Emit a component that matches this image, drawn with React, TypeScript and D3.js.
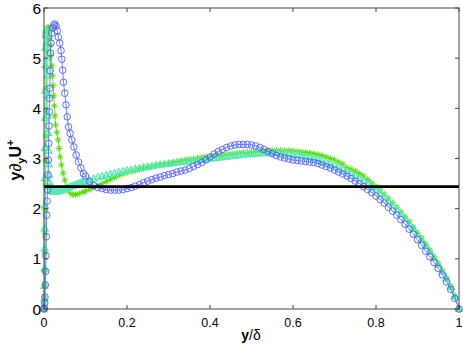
import React from "react";
import * as d3 from "d3";

// ---------- data ----------
const X_TICKS = [0, 0.2, 0.4, 0.6, 0.8, 1];
const X_TICK_LABELS = ["0", "0.2", "0.4", "0.6", "0.8", "1"];
const Y_TICKS = [0, 1, 2, 3, 4, 5, 6];
const Y_TICK_LABELS = ["0", "1", "2", "3", "4", "5", "6"];
const LOG_LAW_LEVEL = 2.44; // 1/kappa

// shared outer grid (y/delta)
const X_OUTER = [
  0.10, 0.11, 0.12, 0.13, 0.14, 0.15, 0.16, 0.17, 0.18, 0.19,
  0.20, 0.21, 0.22, 0.23, 0.24, 0.25, 0.26, 0.27, 0.28, 0.29,
  0.30, 0.31, 0.32, 0.33, 0.34, 0.35, 0.36, 0.37, 0.38, 0.39,
  0.40, 0.41, 0.42, 0.43, 0.44, 0.45, 0.46, 0.47, 0.48, 0.49,
  0.50, 0.51, 0.52, 0.53, 0.54, 0.55, 0.56, 0.57, 0.58, 0.59,
  0.60, 0.61, 0.62, 0.63, 0.64, 0.65, 0.66, 0.67, 0.68, 0.69,
  0.70, 0.71, 0.72, 0.73, 0.74, 0.75, 0.76, 0.77, 0.78, 0.79,
  0.80, 0.81, 0.82, 0.83, 0.84, 0.85, 0.86, 0.87, 0.88, 0.89,
  0.90, 0.91, 0.92, 0.93, 0.94, 0.95, 0.96, 0.97, 0.98, 0.99,
  1.00,
];

// blue circles
const BLUE_NEAR_X = [
  0, 0.0008, 0.0016, 0.0024, 0.0032, 0.004, 0.0048, 0.0056, 0.0064, 0.0075,
  0.0085, 0.0095, 0.0105, 0.0113, 0.012, 0.0127, 0.0134, 0.014, 0.0148, 0.0156,
  0.0168, 0.0185, 0.021, 0.0235, 0.0262, 0.029, 0.032, 0.0345, 0.038, 0.041,
  0.043, 0.045, 0.047, 0.05, 0.053, 0.056, 0.059, 0.063, 0.067, 0.072,
  0.0775, 0.083, 0.089, 0.095,
];
const BLUE_NEAR_V = [
  0, 0.02, 0.12, 0.24, 0.48, 0.75, 1.06, 1.44, 1.87, 2.15,
  2.37, 2.67, 2.97, 3.3, 3.65, 3.93, 4.2, 4.4, 4.75, 5.1,
  5.3, 5.5, 5.6, 5.66, 5.68, 5.64, 5.55, 5.42, 5.3, 5.15,
  4.98, 4.76, 4.52, 4.3, 4.07, 3.83, 3.63, 3.5, 3.37, 3.23,
  3.07, 2.93, 2.81, 2.7,
];
const BLUE_OUTER_V = [
  2.65, 2.54, 2.46, 2.42, 2.40, 2.38, 2.37, 2.37, 2.37, 2.38,
  2.40, 2.42, 2.45, 2.48, 2.52, 2.55, 2.58, 2.61, 2.63, 2.66,
  2.68, 2.70, 2.73, 2.75, 2.77, 2.80, 2.84, 2.88, 2.92, 2.97,
  3.03, 3.09, 3.14, 3.18, 3.22, 3.25, 3.27, 3.28, 3.28, 3.28,
  3.27, 3.25, 3.22, 3.18, 3.14, 3.10, 3.06, 3.03, 3.01, 2.99,
  2.97, 2.96, 2.95, 2.94, 2.93, 2.92, 2.90, 2.87, 2.84, 2.81,
  2.77, 2.73, 2.69, 2.65, 2.60, 2.55, 2.50, 2.44, 2.38, 2.32,
  2.25, 2.18, 2.11, 2.03, 1.95, 1.87, 1.78, 1.69, 1.59, 1.49,
  1.38, 1.27, 1.15, 1.04, 0.93, 0.81, 0.68, 0.54, 0.39, 0.21,
  0.00,
];

// green stars
const GREEN_NEAR_X = [
  0, 0.0004, 0.0008, 0.0012, 0.0016, 0.002, 0.0024, 0.0028, 0.0032, 0.0037,
  0.0042, 0.0047, 0.0052, 0.0057, 0.0063, 0.007, 0.0078, 0.0087, 0.0097, 0.0108,
  0.012, 0.0135, 0.015, 0.017, 0.019, 0.0205, 0.022, 0.0235, 0.025, 0.0265,
  0.028, 0.031, 0.034, 0.0365, 0.039, 0.042, 0.046, 0.05, 0.055, 0.061,
  0.068, 0.076, 0.085, 0.094,
];
const GREEN_NEAR_V = [
  0, 0.02, 0.14, 0.24, 0.48, 0.76, 1.12, 1.51, 1.97, 2.45,
  2.95, 3.45, 3.95, 4.4, 4.8, 5.15, 5.4, 5.55, 5.62, 5.6,
  5.52, 5.4, 5.25, 5.05, 4.85, 4.65, 4.45, 4.25, 4.05, 3.85,
  3.67, 3.52, 3.37, 3.2, 3.03, 2.87, 2.71, 2.57, 2.43, 2.33,
  2.28, 2.28, 2.3, 2.33,
];
const GREEN_OUTER_V = [
  2.35, 2.38, 2.42, 2.46, 2.50, 2.54, 2.58, 2.62, 2.66, 2.69,
  2.72, 2.74, 2.76, 2.78, 2.80, 2.82, 2.84, 2.86, 2.88, 2.89,
  2.91, 2.92, 2.94, 2.95, 2.97, 2.98, 2.99, 3.01, 3.02, 3.03,
  3.04, 3.05, 3.06, 3.07, 3.08, 3.09, 3.10, 3.11, 3.12, 3.12,
  3.13, 3.14, 3.14, 3.15, 3.15, 3.16, 3.16, 3.16, 3.16, 3.16,
  3.15, 3.14, 3.13, 3.12, 3.11, 3.10, 3.08, 3.06, 3.03, 3.00,
  2.97, 2.93, 2.89, 2.82, 2.79, 2.75, 2.70, 2.65, 2.58, 2.51,
  2.44, 2.37, 2.29, 2.21, 2.12, 2.03, 1.94, 1.84, 1.74, 1.63,
  1.52, 1.41, 1.29, 1.17, 1.04, 0.91, 0.77, 0.62, 0.45, 0.25,
  0.00,
];

// aquamarine triangles
const AQUA_NEAR_X = [
  0, 0.0003, 0.0006, 0.0009, 0.0012, 0.0015, 0.0018, 0.0021, 0.0024, 0.0027,
  0.003, 0.0033, 0.0037, 0.0041, 0.0046, 0.0052, 0.0058, 0.0065, 0.0072, 0.0079,
  0.0086, 0.0093, 0.01, 0.0108, 0.0116, 0.0125, 0.0135, 0.0147, 0.016, 0.018,
  0.02, 0.023, 0.026, 0.03, 0.035, 0.04, 0.045, 0.05, 0.055, 0.06,
  0.065, 0.07, 0.075, 0.08, 0.085, 0.09, 0.095,
];
const AQUA_NEAR_V = [
  0, 0.05, 0.2, 0.45, 0.8, 1.2, 1.6, 2.05, 2.6, 3.2,
  3.8, 4.35, 4.85, 5.2, 5.45, 5.55, 5.5, 5.3, 5.0, 4.65,
  4.25, 3.85, 3.5, 3.15, 2.88, 2.67, 2.52, 2.43, 2.38, 2.35,
  2.34, 2.33, 2.33, 2.33, 2.34, 2.35, 2.37, 2.38, 2.40, 2.42,
  2.44, 2.45, 2.47, 2.48, 2.50, 2.51, 2.53,
];
const AQUA_OUTER_V = [
  2.54, 2.56, 2.59, 2.62, 2.64, 2.66, 2.68, 2.70, 2.72, 2.74,
  2.76, 2.77, 2.79, 2.80, 2.82, 2.83, 2.84, 2.86, 2.87, 2.88,
  2.89, 2.90, 2.91, 2.92, 2.93, 2.94, 2.95, 2.96, 2.97, 2.98,
  2.99, 3.00, 3.01, 3.02, 3.03, 3.04, 3.05, 3.06, 3.07, 3.08,
  3.08, 3.09, 3.10, 3.10, 3.10, 3.11, 3.11, 3.10, 3.10, 3.09,
  3.08, 3.07, 3.06, 3.04, 3.02, 3.00, 2.98, 2.95, 2.92, 2.89,
  2.86, 2.82, 2.78, 2.74, 2.70, 2.65, 2.60, 2.55, 2.49, 2.43,
  2.37, 2.30, 2.23, 2.15, 2.07, 1.98, 1.89, 1.80, 1.70, 1.60,
  1.49, 1.38, 1.26, 1.14, 1.01, 0.88, 0.74, 0.60, 0.43, 0.24,
  0.00,
];

const COLOR_BLUE = "#4f5ff0";
const COLOR_GREEN = "#52dc08";
const COLOR_AQUA = "#5ae6b4";

type Pt = [number, number];
const zip = (xs: number[], vs: number[]): Pt[] => xs.map((v, i) => [v, vs[i]]);

const SERIES = [
  { name: "green", color: COLOR_GREEN, marker: "star", pts: [...zip(GREEN_NEAR_X, GREEN_NEAR_V), ...zip(X_OUTER, GREEN_OUTER_V)] },
  { name: "aqua", color: COLOR_AQUA, marker: "tri", pts: [...zip(AQUA_NEAR_X, AQUA_NEAR_V), ...zip(X_OUTER, AQUA_OUTER_V)] },
  { name: "blue", color: COLOR_BLUE, marker: "circle", pts: [...zip(BLUE_NEAR_X, BLUE_NEAR_V), ...zip(X_OUTER, BLUE_OUTER_V)] },
];

const STAR = "M-3.2,0H3.2M0,-3.2V3.2M-2.3,-2.3L2.3,2.3M-2.3,2.3L2.3,-2.3";
const TRI = "M0,-3.8L3.4,2L-3.4,2Z";

export default function App() {
  const L = 44, R = 459, T = 8, B = 309;
  const x = d3.scaleLinear().domain([0, 1]).range([L, R]);
  const y = d3.scaleLinear().domain([0, 6]).range([B, T]);
  const line = d3.line<Pt>().x((d) => x(d[0])).y((d) => y(d[1]));
  const font = "'Liberation Sans', Arial, Helvetica, sans-serif";
  const axisColor = "#444";
  const tick = 4;

  return (
    <svg width={463} height={349} style={{ position: "absolute", left: 0, top: 0, background: "#fff" }} fontFamily={font}>
      <rect x={0} y={0} width={463} height={349} fill="#fff" />
      {SERIES.map((s) => (
        <g key={s.name}>
          <path d={line(s.pts) || ""} fill="none" stroke={s.color} strokeWidth={0.8} />
          {s.pts.map((p, i) => {
            const cx = x(p[0]);
            const cy = y(p[1]);
            if (s.marker === "circle")
              return <circle key={i} cx={cx} cy={cy} r={3.3} fill="none" stroke={s.color} strokeWidth={0.9} />;
            if (s.marker === "star")
              return <path key={i} d={STAR} transform={`translate(${cx},${cy})`} fill="none" stroke={s.color} strokeWidth={1} />;
            return <path key={i} d={TRI} transform={`translate(${cx},${cy})`} fill="none" stroke={s.color} strokeWidth={1.3} />;
          })}
        </g>
      ))}
      <line x1={x(0)} x2={x(1)} y1={y(LOG_LAW_LEVEL)} y2={y(LOG_LAW_LEVEL)} stroke="#000" strokeWidth={2.6} />
      <rect x={L} y={T} width={R - L} height={B - T} fill="none" stroke={axisColor} strokeWidth={1} />
      {X_TICKS.map((t, i) => (
        <g key={"xt" + i}>
          <line x1={x(t)} x2={x(t)} y1={B} y2={B - tick} stroke={axisColor} />
          <line x1={x(t)} x2={x(t)} y1={T} y2={T + tick} stroke={axisColor} />
          <text x={x(t)} y={327} textAnchor="middle" fontSize={12.5} fill="#000">{X_TICK_LABELS[i]}</text>
        </g>
      ))}
      {Y_TICKS.map((t, i) => (
        <g key={"yt" + i}>
          <line x1={L} x2={L + tick} y1={y(t)} y2={y(t)} stroke={axisColor} />
          <line x1={R} x2={R - tick} y1={y(t)} y2={y(t)} stroke={axisColor} />
          <text x={41} y={y(t) + 5.5} textAnchor="end" fontSize={15.5} fill="#000">{Y_TICK_LABELS[i]}</text>
        </g>
      ))}
      <text x={251} y={340} textAnchor="middle" fontSize={14} fill="#000">
        <tspan fontWeight="bold">y</tspan>
        <tspan>/δ</tspan>
      </text>
      <text transform="translate(21,160) rotate(-90)" textAnchor="middle" fontSize={16} fill="#000">
        <tspan fontWeight="bold">y</tspan>
        <tspan>∂</tspan>
        <tspan fontWeight="bold" fontSize={11} dy={3.5}>y</tspan>
        <tspan fontWeight="bold" dy={-3.5}>U</tspan>
        <tspan fontWeight="bold" fontSize={11} dy={-7}>+</tspan>
      </text>
    </svg>
  );
}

============

**Task directions**
Print the data above verbatim from the first line through the line holding "const LOG_LAW_LEVEL = 2.44; // 1/kappa", leaving every picture out.

**Completed exercise**
Emit a component that matches this image, drawn with React, TypeScript and D3.js.
import React from "react";
import * as d3 from "d3";

// ---------- data ----------
const X_TICKS = [0, 0.2, 0.4, 0.6, 0.8, 1];
const X_TICK_LABELS = ["0", "0.2", "0.4", "0.6", "0.8", "1"];
const Y_TICKS = [0, 1, 2, 3, 4, 5, 6];
const Y_TICK_LABELS = ["0", "1", "2", "3", "4", "5", "6"];
const LOG_LAW_LEVEL = 2.44; // 1/kappa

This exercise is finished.